[Code that draws figures]
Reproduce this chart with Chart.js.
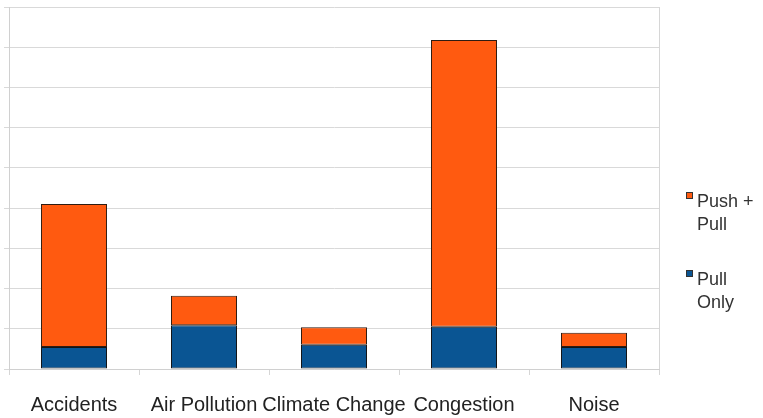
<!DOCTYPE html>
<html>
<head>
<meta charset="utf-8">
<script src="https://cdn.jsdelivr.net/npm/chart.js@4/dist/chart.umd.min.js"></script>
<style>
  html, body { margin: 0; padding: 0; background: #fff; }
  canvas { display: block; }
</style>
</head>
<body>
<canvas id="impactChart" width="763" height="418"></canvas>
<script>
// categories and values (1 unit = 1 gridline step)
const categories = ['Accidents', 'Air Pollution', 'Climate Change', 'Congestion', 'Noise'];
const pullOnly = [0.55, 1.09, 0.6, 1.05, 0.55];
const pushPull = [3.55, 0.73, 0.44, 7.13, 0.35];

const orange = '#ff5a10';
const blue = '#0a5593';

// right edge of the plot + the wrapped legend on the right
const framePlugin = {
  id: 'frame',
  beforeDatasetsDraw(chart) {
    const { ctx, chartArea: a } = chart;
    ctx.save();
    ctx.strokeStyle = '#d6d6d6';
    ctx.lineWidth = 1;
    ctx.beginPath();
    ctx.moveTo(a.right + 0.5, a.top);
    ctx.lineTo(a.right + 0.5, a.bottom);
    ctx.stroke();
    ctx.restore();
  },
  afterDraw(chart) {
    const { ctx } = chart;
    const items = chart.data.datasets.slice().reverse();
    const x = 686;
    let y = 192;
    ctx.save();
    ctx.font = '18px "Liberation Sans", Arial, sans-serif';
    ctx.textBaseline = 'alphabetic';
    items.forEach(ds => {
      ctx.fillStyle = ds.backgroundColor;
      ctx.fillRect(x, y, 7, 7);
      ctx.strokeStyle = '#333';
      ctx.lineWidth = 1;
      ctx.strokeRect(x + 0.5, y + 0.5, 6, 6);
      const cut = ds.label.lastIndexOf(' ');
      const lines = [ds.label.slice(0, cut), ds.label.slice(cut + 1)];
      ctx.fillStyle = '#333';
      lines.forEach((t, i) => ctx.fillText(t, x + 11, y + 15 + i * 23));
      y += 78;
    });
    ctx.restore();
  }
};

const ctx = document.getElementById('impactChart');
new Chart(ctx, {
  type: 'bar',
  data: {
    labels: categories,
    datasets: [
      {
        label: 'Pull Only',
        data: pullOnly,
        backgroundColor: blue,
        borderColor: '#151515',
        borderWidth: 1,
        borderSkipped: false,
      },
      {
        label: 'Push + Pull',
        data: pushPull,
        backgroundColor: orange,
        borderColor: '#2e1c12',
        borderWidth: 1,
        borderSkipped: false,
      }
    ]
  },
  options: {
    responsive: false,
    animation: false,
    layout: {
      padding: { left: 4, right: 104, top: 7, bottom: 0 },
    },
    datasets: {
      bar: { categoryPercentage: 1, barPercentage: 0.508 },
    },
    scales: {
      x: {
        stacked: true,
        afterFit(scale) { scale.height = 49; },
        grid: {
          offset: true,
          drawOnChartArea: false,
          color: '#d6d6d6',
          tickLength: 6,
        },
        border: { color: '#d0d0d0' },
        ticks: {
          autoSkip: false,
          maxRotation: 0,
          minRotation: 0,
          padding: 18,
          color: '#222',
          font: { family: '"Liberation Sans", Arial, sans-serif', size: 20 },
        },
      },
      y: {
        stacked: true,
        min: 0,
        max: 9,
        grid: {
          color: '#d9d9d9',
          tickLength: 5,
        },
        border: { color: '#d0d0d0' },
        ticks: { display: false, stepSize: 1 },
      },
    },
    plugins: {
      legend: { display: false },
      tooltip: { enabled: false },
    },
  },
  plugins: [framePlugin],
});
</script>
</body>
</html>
* * *
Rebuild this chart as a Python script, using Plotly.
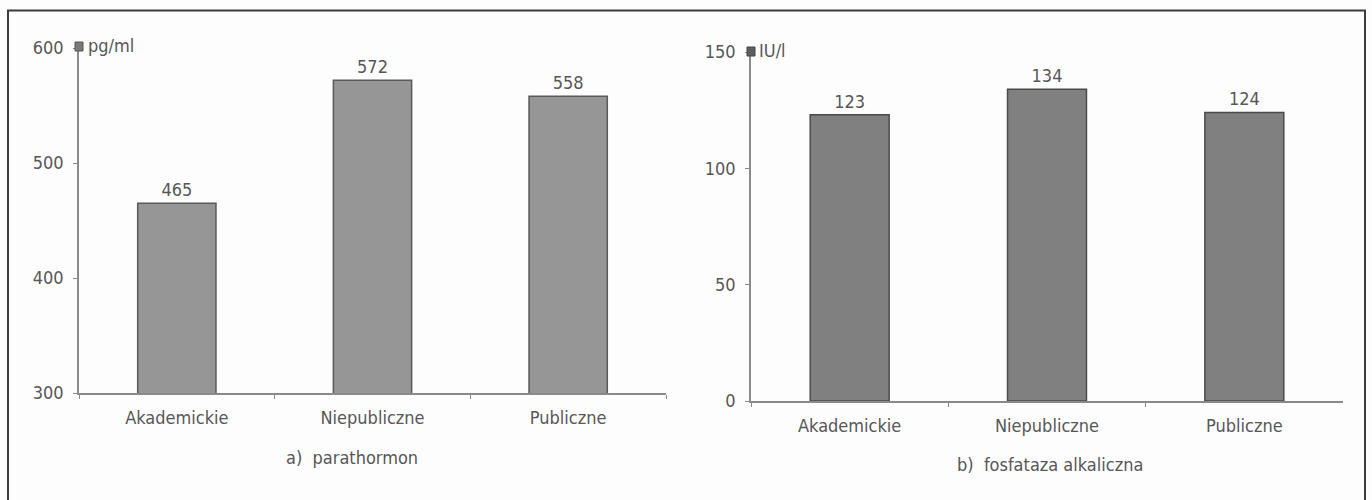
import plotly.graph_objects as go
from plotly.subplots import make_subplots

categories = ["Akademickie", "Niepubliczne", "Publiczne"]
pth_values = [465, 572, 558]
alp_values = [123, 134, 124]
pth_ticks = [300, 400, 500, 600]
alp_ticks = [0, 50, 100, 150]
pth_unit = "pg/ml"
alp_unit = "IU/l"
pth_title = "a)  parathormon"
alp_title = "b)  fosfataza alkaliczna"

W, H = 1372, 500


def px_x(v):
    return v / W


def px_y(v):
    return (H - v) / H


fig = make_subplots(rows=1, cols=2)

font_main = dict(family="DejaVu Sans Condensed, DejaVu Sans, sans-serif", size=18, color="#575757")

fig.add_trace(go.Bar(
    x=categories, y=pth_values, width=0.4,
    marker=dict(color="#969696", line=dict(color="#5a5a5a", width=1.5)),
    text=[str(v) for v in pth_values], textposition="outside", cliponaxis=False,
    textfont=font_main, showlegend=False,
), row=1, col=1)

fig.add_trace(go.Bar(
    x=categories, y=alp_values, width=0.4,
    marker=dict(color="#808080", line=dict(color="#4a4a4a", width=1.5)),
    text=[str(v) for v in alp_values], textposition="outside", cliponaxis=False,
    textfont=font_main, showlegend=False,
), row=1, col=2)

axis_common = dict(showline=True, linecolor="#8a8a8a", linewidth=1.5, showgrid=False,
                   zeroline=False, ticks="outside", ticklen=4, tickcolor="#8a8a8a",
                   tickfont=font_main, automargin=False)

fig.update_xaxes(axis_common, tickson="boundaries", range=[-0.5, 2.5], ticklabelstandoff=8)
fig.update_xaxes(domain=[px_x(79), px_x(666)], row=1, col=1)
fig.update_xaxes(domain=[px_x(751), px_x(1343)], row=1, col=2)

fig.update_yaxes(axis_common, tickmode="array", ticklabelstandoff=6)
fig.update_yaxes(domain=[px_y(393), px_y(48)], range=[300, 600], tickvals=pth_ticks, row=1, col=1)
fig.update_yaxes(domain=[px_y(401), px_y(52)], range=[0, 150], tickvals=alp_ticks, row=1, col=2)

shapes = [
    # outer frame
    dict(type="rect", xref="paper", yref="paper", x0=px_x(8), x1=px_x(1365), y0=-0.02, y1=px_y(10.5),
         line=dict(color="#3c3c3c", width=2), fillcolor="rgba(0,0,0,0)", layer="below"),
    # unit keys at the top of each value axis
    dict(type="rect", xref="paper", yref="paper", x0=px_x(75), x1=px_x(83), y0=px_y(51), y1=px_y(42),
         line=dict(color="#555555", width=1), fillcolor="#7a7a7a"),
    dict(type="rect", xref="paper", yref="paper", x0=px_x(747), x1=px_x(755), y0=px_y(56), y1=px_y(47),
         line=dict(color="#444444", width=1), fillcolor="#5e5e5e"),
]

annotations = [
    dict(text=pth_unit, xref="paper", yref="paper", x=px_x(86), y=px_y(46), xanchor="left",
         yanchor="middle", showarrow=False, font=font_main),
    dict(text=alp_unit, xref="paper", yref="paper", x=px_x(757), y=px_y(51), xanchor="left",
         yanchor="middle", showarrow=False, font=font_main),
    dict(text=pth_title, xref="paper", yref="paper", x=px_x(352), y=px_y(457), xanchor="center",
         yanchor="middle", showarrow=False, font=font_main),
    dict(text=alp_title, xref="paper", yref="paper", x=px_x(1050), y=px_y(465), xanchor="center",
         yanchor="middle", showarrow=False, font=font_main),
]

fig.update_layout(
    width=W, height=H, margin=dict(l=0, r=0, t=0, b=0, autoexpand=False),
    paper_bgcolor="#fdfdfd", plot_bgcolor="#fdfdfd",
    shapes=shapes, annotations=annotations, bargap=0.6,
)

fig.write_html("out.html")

EXERCISE: Leave out the pictures and give again exactly the lines from the one with "Rebuild this chart" through the one with "tickvals=alp_ticks, row=1, col=2)", and no others.

REPLY TO THE TASK:
Rebuild this chart as a Python script, using Plotly.
import plotly.graph_objects as go
from plotly.subplots import make_subplots

categories = ["Akademickie", "Niepubliczne", "Publiczne"]
pth_values = [465, 572, 558]
alp_values = [123, 134, 124]
pth_ticks = [300, 400, 500, 600]
alp_ticks = [0, 50, 100, 150]
pth_unit = "pg/ml"
alp_unit = "IU/l"
pth_title = "a)  parathormon"
alp_title = "b)  fosfataza alkaliczna"

W, H = 1372, 500


def px_x(v):
    return v / W


def px_y(v):
    return (H - v) / H


fig = make_subplots(rows=1, cols=2)

font_main = dict(family="DejaVu Sans Condensed, DejaVu Sans, sans-serif", size=18, color="#575757")

fig.add_trace(go.Bar(
    x=categories, y=pth_values, width=0.4,
    marker=dict(color="#969696", line=dict(color="#5a5a5a", width=1.5)),
    text=[str(v) for v in pth_values], textposition="outside", cliponaxis=False,
    textfont=font_main, showlegend=False,
), row=1, col=1)

fig.add_trace(go.Bar(
    x=categories, y=alp_values, width=0.4,
    marker=dict(color="#808080", line=dict(color="#4a4a4a", width=1.5)),
    text=[str(v) for v in alp_values], textposition="outside", cliponaxis=False,
    textfont=font_main, showlegend=False,
), row=1, col=2)

axis_common = dict(showline=True, linecolor="#8a8a8a", linewidth=1.5, showgrid=False,
                   zeroline=False, ticks="outside", ticklen=4, tickcolor="#8a8a8a",
                   tickfont=font_main, automargin=False)

fig.update_xaxes(axis_common, tickson="boundaries", range=[-0.5, 2.5], ticklabelstandoff=8)
fig.update_xaxes(domain=[px_x(79), px_x(666)], row=1, col=1)
fig.update_xaxes(domain=[px_x(751), px_x(1343)], row=1, col=2)

fig.update_yaxes(axis_common, tickmode="array", ticklabelstandoff=6)
fig.update_yaxes(domain=[px_y(393), px_y(48)], range=[300, 600], tickvals=pth_ticks, row=1, col=1)
fig.update_yaxes(domain=[px_y(401), px_y(52)], range=[0, 150], tickvals=alp_ticks, row=1, col=2)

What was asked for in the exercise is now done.